Against all this stands a big ugly fact - there is little sign of the euro area recovering, and history suggests a weak euro area is bad for the UK. Since the mid-90s, annual growth in UK industrial production has moved almost in lock-step with the euro area; the correlation coefficient has been 0.9 since January 1997. The only time the UK greatly out-performed the euro area was in 2009 when our output slumped slightly less than theirs.

This poses the question: can the UK recover without the euro area? There are two slivers of hope.

One is that our exports to the rest of the world are doing nicely. In the last three months, exports to non-EU countries were 12.5 per cent up on a year ago, with exports to China up a hefty 27.6 per cent.

Welcome as this is, it comes from a low base. Goods exports to the non-EU represent less than 10 per cent of GDP, and exports to China are only 0.7 per cent of GDP. Even allowing for strong multiplier effects, this is too narrow a foundation for a strong recovery.

The second possibility is that a combination of nugatory interest rates and a desire to replace old equipment might finally cause an upturn in capital spending. This might just be already starting. Official figures show that output of capital goods in the three months to July was 4.1 per cent up on a year ago, even though other areas of production fell.

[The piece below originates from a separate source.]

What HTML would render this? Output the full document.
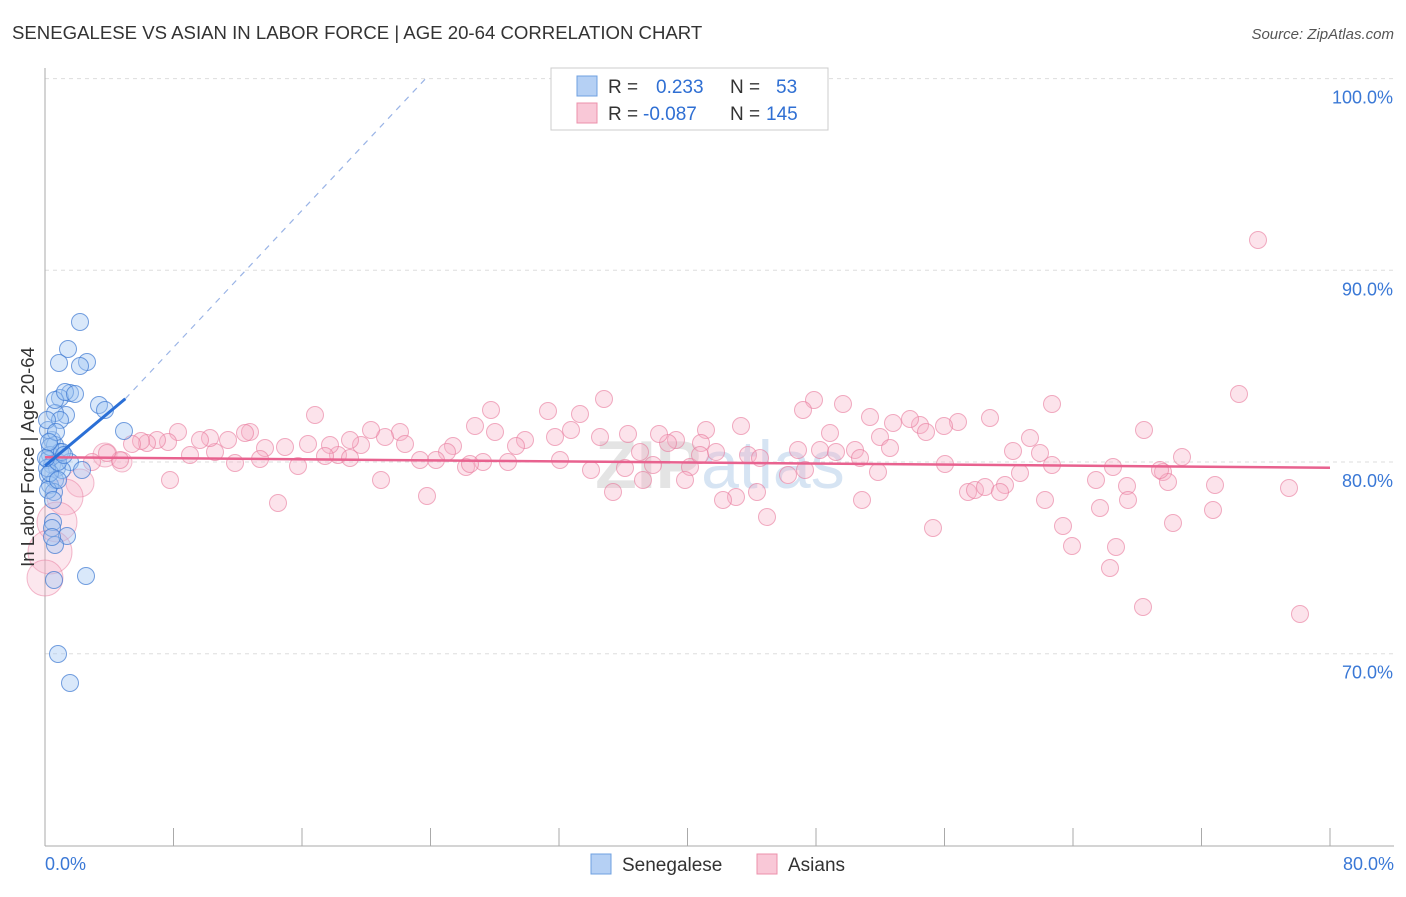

Sadly, though, there are as many reasons for pessimism here as optimism. Uncertainty about the fate of the euro area (and US!) will hold back spending plans, as will the fact that so many firms are working below capacity. And Bank of England data show that companies increased their cash holdings markedly in July, suggesting they still want to hoard cash rather than invest.

What's more, the obstacles to a strong recovery aren't all overseas. There are home-grown ones too – and not just the obvious ones such as fiscal austerity, banks' reluctance to lend and the squeeze on households' real incomes holding back consumer spending. Official figures and the latest CBI survey show that firms have increased their inventories in recent months. This could hold back production as firms work off this excess.

Now, the story here isn't all bleak. We should at least get a big rise in GDP in third quarter, partly thanks to a bounce-back from Q2’s Jubilee-induced drop. But the data we have now suggest Sir Mervyn is right about something else: "it will be a slow recovery."